Records with drawing code:
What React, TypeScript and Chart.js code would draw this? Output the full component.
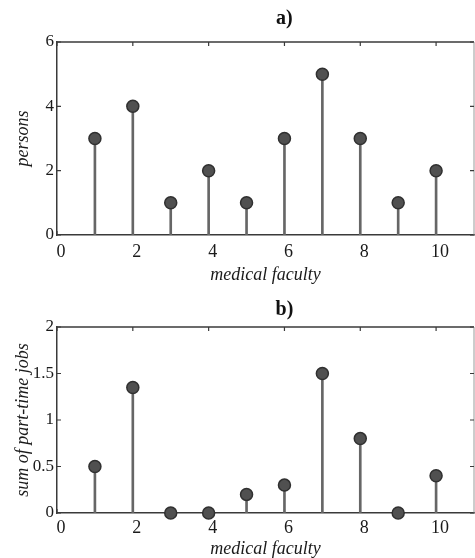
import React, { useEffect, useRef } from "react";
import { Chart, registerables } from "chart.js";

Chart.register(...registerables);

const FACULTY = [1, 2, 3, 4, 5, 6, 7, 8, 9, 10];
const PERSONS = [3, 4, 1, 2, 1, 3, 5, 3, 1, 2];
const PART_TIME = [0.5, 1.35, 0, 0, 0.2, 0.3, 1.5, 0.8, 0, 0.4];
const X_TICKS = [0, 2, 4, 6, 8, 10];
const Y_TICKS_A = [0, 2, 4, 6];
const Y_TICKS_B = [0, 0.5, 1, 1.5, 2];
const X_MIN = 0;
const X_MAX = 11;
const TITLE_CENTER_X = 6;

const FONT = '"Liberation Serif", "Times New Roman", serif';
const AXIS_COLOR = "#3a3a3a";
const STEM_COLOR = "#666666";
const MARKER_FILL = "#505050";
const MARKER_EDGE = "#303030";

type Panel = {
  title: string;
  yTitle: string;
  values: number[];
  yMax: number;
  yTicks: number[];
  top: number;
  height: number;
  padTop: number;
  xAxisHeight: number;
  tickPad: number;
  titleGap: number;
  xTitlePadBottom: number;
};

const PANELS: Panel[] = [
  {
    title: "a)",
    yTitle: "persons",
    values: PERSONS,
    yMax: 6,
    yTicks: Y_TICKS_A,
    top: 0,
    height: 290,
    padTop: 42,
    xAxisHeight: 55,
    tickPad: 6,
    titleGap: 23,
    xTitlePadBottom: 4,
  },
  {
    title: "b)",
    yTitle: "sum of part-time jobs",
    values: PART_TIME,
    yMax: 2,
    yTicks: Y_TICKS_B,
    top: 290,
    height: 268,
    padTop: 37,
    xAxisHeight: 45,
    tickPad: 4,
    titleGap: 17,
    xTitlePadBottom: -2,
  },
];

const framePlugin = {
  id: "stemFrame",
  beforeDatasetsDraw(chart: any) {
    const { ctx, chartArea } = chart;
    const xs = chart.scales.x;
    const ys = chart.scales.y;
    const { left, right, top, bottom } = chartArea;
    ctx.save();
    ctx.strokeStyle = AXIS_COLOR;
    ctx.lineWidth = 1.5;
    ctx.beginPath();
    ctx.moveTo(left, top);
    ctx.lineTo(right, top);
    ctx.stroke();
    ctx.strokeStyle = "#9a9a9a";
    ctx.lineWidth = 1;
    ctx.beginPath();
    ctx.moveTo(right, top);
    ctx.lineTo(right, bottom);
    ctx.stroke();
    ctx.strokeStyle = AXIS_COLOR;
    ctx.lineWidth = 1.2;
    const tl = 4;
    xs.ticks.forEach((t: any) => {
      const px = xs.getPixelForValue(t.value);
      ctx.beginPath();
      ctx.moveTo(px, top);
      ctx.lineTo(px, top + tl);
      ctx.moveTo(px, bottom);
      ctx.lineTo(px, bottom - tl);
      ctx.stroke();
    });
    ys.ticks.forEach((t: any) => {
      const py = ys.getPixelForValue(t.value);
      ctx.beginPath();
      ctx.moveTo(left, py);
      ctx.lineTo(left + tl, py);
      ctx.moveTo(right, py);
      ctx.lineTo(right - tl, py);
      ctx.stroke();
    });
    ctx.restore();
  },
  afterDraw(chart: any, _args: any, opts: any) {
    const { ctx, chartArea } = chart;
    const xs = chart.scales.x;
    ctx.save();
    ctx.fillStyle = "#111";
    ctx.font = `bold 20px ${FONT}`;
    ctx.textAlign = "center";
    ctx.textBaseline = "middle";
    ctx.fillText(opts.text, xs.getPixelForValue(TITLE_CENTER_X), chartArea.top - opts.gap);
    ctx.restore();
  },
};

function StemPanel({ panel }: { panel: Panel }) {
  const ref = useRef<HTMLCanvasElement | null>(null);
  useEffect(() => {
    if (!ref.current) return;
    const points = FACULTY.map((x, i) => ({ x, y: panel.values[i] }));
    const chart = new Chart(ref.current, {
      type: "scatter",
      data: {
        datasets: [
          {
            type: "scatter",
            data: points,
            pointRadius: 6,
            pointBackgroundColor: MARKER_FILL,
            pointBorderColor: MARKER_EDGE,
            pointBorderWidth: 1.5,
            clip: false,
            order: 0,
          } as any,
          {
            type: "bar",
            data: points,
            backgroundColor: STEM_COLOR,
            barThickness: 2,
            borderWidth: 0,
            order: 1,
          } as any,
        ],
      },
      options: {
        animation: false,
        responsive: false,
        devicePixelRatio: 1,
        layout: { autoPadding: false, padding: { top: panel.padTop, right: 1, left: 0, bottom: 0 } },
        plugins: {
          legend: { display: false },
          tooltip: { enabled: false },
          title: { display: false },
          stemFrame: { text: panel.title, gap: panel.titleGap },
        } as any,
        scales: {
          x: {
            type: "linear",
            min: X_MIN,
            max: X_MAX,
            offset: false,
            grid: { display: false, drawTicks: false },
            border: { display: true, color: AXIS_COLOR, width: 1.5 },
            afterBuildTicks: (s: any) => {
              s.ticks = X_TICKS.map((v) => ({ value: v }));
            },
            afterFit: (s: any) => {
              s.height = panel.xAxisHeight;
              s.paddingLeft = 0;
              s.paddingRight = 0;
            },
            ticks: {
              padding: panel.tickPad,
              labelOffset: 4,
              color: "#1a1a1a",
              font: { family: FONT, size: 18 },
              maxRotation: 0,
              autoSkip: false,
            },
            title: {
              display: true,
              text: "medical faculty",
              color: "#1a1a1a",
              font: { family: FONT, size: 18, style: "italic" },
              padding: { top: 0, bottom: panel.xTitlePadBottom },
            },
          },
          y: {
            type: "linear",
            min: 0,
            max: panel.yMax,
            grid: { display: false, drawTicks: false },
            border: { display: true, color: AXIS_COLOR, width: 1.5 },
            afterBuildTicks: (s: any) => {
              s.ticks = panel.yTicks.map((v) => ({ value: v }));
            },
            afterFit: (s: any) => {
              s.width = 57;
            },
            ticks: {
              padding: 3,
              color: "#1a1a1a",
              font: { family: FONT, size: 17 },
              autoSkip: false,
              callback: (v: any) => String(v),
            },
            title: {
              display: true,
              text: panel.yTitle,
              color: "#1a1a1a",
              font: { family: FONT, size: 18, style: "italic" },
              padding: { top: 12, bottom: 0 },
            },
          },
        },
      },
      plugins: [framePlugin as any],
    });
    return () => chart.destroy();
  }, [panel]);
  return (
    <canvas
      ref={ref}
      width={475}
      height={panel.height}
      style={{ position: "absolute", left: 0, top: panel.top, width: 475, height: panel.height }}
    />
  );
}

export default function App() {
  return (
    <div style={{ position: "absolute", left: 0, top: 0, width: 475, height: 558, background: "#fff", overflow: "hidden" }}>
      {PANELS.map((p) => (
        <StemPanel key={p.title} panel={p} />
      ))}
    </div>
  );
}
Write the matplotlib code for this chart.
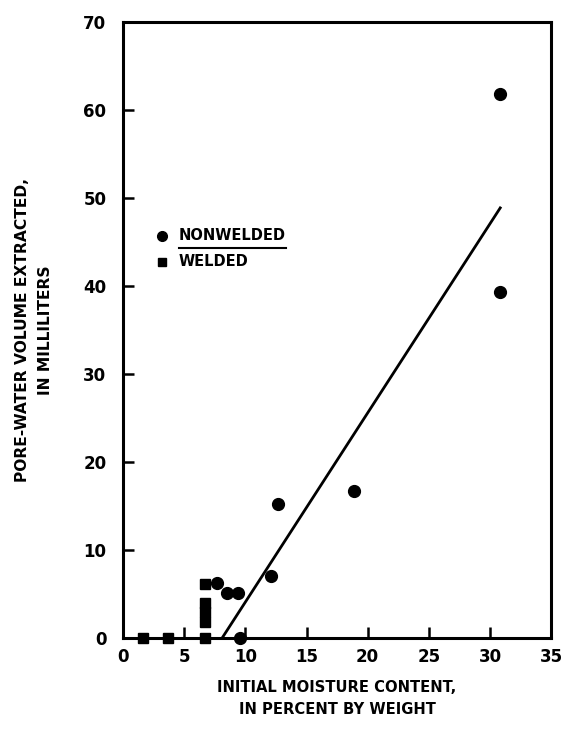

- [Aim of the exercise]: Gather all lines where the word "React" appears.

- [Exercise solution]:
What React, TypeScript and Chart.js code would draw this? Output the full component.
import React, { useEffect, useRef } from "react";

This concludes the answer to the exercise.